## begin Stored records

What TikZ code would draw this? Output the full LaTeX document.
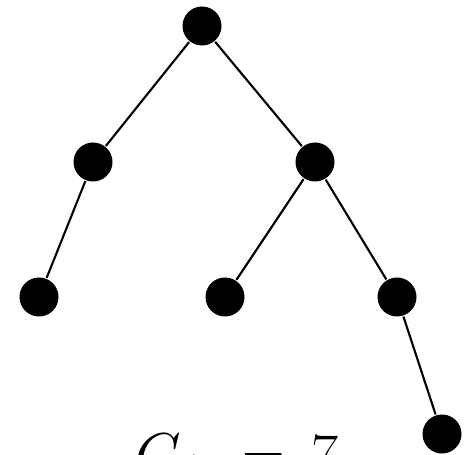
\documentclass[tikz,border=0pt]{standalone}
\usepackage{fix-cm}
\usepackage{amsmath}
\usepackage{tikz}
\usetikzlibrary{positioning}

\begin{document}
\begin{tikzpicture}[
    leaf/.style={circle, fill=black, inner sep=0pt, minimum size=0.975cm},
    line width=1.5pt,
  ]
  \useasboundingbox (0,0) rectangle (11.675,11.35);
  \node[leaf] (r)   at (5.05,10.7)   {};
  \node[leaf] (l)   at (2.325,7.3)   {};
  \node[leaf] (rr)  at (7.875,7.3)   {};
  \node[leaf] (ll)  at (0.975,3.925) {};
  \node[leaf] (rl)  at (5.625,3.925) {};
  \node[leaf] (rrr) at (9.925,3.925) {};
  \node[leaf] (rrb) at (11.05,0.5)   {};

  \draw (r) -- (l);
  \draw (r) -- (rr);
  \draw (l) -- (ll);
  \draw (rr) -- (rl);
  \draw (rr) -- (rrr);
  \draw (rrr) -- (rrb);

  \node[anchor=base west, inner sep=0pt, font=\fontsize{42}{50}\selectfont]
    (cnt) at (3.35,-0.5) {$G_4\;\, =\, 7$};
\end{tikzpicture}
\end{document}
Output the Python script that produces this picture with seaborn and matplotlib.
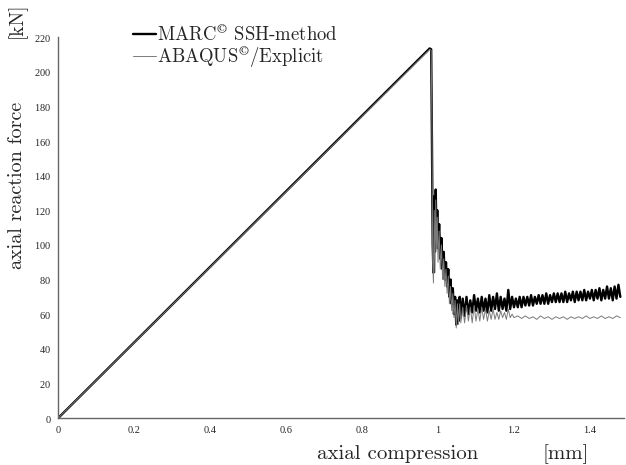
import numpy as np
import pandas as pd
import matplotlib
matplotlib.use("Agg")
import matplotlib.pyplot as plt
import seaborn as sns

# MARC SSH-method (black)
marc_x = [0.0, 0.978, 0.982, 0.984, 0.986, 0.988, 0.990, 0.992, 0.994, 0.996, 0.998, 1.000,
          1.003, 1.006, 1.009, 1.012, 1.015, 1.018, 1.021, 1.024, 1.027, 1.030, 1.033, 1.036,
          1.039, 1.042, 1.045, 1.048, 1.051, 1.054, 1.057, 1.060,
          1.065, 1.070, 1.075, 1.080, 1.085, 1.090, 1.095, 1.100, 1.105, 1.110, 1.115, 1.120,
          1.125, 1.130, 1.135, 1.140, 1.145, 1.150, 1.155, 1.160, 1.165, 1.170, 1.175, 1.180,
          1.185, 1.190, 1.195, 1.200, 1.205, 1.210, 1.215, 1.220, 1.225, 1.230, 1.235, 1.240,
          1.245, 1.250, 1.255, 1.260, 1.265, 1.270, 1.275, 1.280, 1.285, 1.290, 1.295, 1.300,
          1.305, 1.310, 1.315, 1.320, 1.325, 1.330, 1.335, 1.340, 1.345, 1.350, 1.355, 1.360,
          1.365, 1.370, 1.375, 1.380, 1.385, 1.390, 1.395, 1.400, 1.405, 1.410, 1.415, 1.420,
          1.425, 1.430, 1.435, 1.440, 1.445, 1.450, 1.455, 1.460, 1.465, 1.470, 1.475, 1.480]
marc_y = [0.0, 213.5, 213.0, 160, 100, 84, 128, 96, 132, 104, 120, 98,
          112, 92, 104, 86, 96, 80, 90, 76, 86, 70, 80, 66,
          75, 60, 70, 54, 68, 56, 70, 58,
          69, 59, 70, 60, 68, 61, 71, 62, 69, 61, 70, 62,
          69, 61, 71, 62, 70, 63, 72, 62, 70, 63, 69, 62,
          74, 63, 70, 64, 69, 64, 70, 64, 70, 65, 70, 65,
          71, 65, 70, 66, 71, 66, 71, 66, 72, 66, 71, 67,
          72, 67, 72, 67, 72, 67, 73, 67, 72, 68, 73, 67,
          73, 68, 73, 68, 74, 68, 73, 69, 74, 68, 74, 69,
          75, 68, 74, 69, 76, 69, 75, 68, 76, 69, 77, 70]

# ABAQUS/Explicit (grey)
abaqus_x = [0.0, 0.978, 0.982, 0.984, 0.986, 0.988, 0.990, 0.992, 0.994, 0.996, 0.998, 1.000,
            1.003, 1.006, 1.009, 1.012, 1.015, 1.018, 1.021, 1.024, 1.027, 1.030, 1.033, 1.036,
            1.039, 1.042, 1.045, 1.048, 1.051, 1.054, 1.057, 1.060,
            1.065, 1.070, 1.075, 1.080, 1.085, 1.090, 1.095, 1.100, 1.105, 1.110, 1.115, 1.120,
            1.125, 1.130, 1.135, 1.140, 1.145, 1.150, 1.155, 1.160, 1.165, 1.170, 1.175, 1.180,
            1.185, 1.190, 1.195, 1.200,
            1.21, 1.22, 1.23, 1.24, 1.25, 1.26, 1.27, 1.28, 1.29, 1.30, 1.31, 1.32, 1.33, 1.34,
            1.35, 1.36, 1.37, 1.38, 1.39, 1.40, 1.41, 1.42, 1.43, 1.44, 1.45, 1.46, 1.47, 1.48]
abaqus_y = [0.0, 213.0, 212.5, 170, 90, 78, 120, 84, 126, 98, 116, 90,
            108, 86, 100, 80, 92, 76, 86, 72, 82, 66, 76, 62,
            72, 58, 68, 52, 66, 54, 66, 55,
            64, 55, 65, 56, 64, 55, 65, 56, 63, 56, 64, 57,
            63, 56, 62, 57, 63, 57, 61, 57, 62, 58, 61, 57,
            63, 58, 60, 58,
            59, 57.5, 59, 57.5, 58.5, 57, 59, 57.5, 58.5, 57, 58.5, 57.5, 58.5, 57,
            58.5, 57.5, 58.5, 57.5, 59, 57.5, 58.5, 57.5, 59, 57.5, 58.5, 57.5, 59, 58]

x_ticks = [0, 0.2, 0.4, 0.6, 0.8, 1.0, 1.2, 1.4]
x_tick_labels = ["0", "0.2", "0.4", "0.6", "0.8", "1", "1.2", "1.4"]
y_ticks = list(range(0, 221, 20))

marc_label = "MARC$^{\\copyright}$ SSH-method"
abaqus_label = "ABAQUS$^{\\copyright}$/Explicit"

df = pd.concat([
    pd.DataFrame({"x": marc_x, "y": marc_y, "series": marc_label}),
    pd.DataFrame({"x": abaqus_x, "y": abaqus_y, "series": abaqus_label}),
], ignore_index=True)

sns.set_theme(style="white")
plt.rcParams["font.family"] = ["cmr10", "DejaVu Serif"]
plt.rcParams["mathtext.fontset"] = "cm"
plt.rcParams["axes.formatter.use_mathtext"] = True

fig = plt.figure(figsize=(6.26, 4.65), dpi=100)
ax = fig.add_axes([0.093, 0.101, 0.904, 0.819])

# thick black curve, thin grey one drawn over it
sns.lineplot(data=df[df["series"] == marc_label], x="x", y="y", color="black", lw=1.7,
             sort=False, estimator=None, errorbar=None, ax=ax, label=marc_label, zorder=2)
sns.lineplot(data=df[df["series"] == abaqus_label], x="x", y="y", color="#7a7a7a", lw=0.7,
             sort=False, estimator=None, errorbar=None, ax=ax, label=abaqus_label, zorder=3)

ax.set_xlim(0, 1.49)
ax.set_ylim(0, 220)
ax.set_xticks(x_ticks)
ax.set_xticklabels(x_tick_labels)
ax.set_yticks(y_ticks)
for lab in ax.get_xticklabels() + ax.get_yticklabels():
    lab.set_fontfamily("Liberation Serif")
    lab.set_fontsize(7.5)
ax.tick_params(axis="both", direction="out", length=3, width=0.6, color="#555555", pad=2)
ax.tick_params(axis="x", length=0, pad=6)

for s in ["top", "right"]:
    ax.spines[s].set_visible(False)
for s in ["left", "bottom"]:
    ax.spines[s].set_color("#666666")
    ax.spines[s].set_linewidth(1.0)

ax.set_xlabel("")
ax.set_ylabel("")
fig.text(398 / 626, 1 - 459 / 465, "axial compression", fontsize=15, ha="center", va="baseline")
fig.text(566 / 626, 1 - 459 / 465, "[mm]", fontsize=15, ha="center", va="baseline")
fig.text(17 / 626, 1 - 185 / 465, "axial reaction force", fontsize=14.5, ha="center",
         va="center", rotation=90)
fig.text(17 / 626, 1 - 20 / 465, "[kN]", fontsize=14, ha="center", va="center", rotation=90)

ax.legend(loc="upper left", bbox_to_anchor=(133 / 626, 1 - 24 / 465),
          bbox_transform=fig.transFigure, frameon=False, borderpad=0,
          handlelength=1.2, handletextpad=0.1, borderaxespad=0, labelspacing=-0.05,
          fontsize=13.5)

fig.savefig("out.png", dpi=100)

## end Stored records

* [Prompt]: Up to and including the line with "import seaborn as sns", copy the data above from its first line. Skip pictures.

* [Response for this exercise]:
What TikZ code would draw this? Output the full LaTeX document.
\documentclass[tikz,border=0pt]{standalone}
\usepackage{fix-cm}
\usepackage{amsmath}
\usepackage{tikz}
\usetikzlibrary{positioning}

\begin{document}
\begin{tikzpicture}[
    leaf/.style={circle, fill=black, inner sep=0pt, minimum size=0.975cm},
    line width=1.5pt,
  ]
  \useasboundingbox (0,0) rectangle (11.675,11.35);
  \node[leaf] (r)   at (5.05,10.7)   {};
  \node[leaf] (l)   at (2.325,7.3)   {};
  \node[leaf] (rr)  at (7.875,7.3)   {};
  \node[leaf] (ll)  at (0.975,3.925) {};
  \node[leaf] (rl)  at (5.625,3.925) {};
  \node[leaf] (rrr) at (9.925,3.925) {};
  \node[leaf] (rrb) at (11.05,0.5)   {};

  \draw (r) -- (l);
  \draw (r) -- (rr);
  \draw (l) -- (ll);
  \draw (rr) -- (rl);
  \draw (rr) -- (rrr);
  \draw (rrr) -- (rrb);

  \node[anchor=base west, inner sep=0pt, font=\fontsize{42}{50}\selectfont]
    (cnt) at (3.35,-0.5) {$G_4\;\, =\, 7$};
\end{tikzpicture}
\end{document}
Output the Python script that produces this picture with seaborn and matplotlib.
import numpy as np
import pandas as pd
import matplotlib
matplotlib.use("Agg")
import matplotlib.pyplot as plt
import seaborn as sns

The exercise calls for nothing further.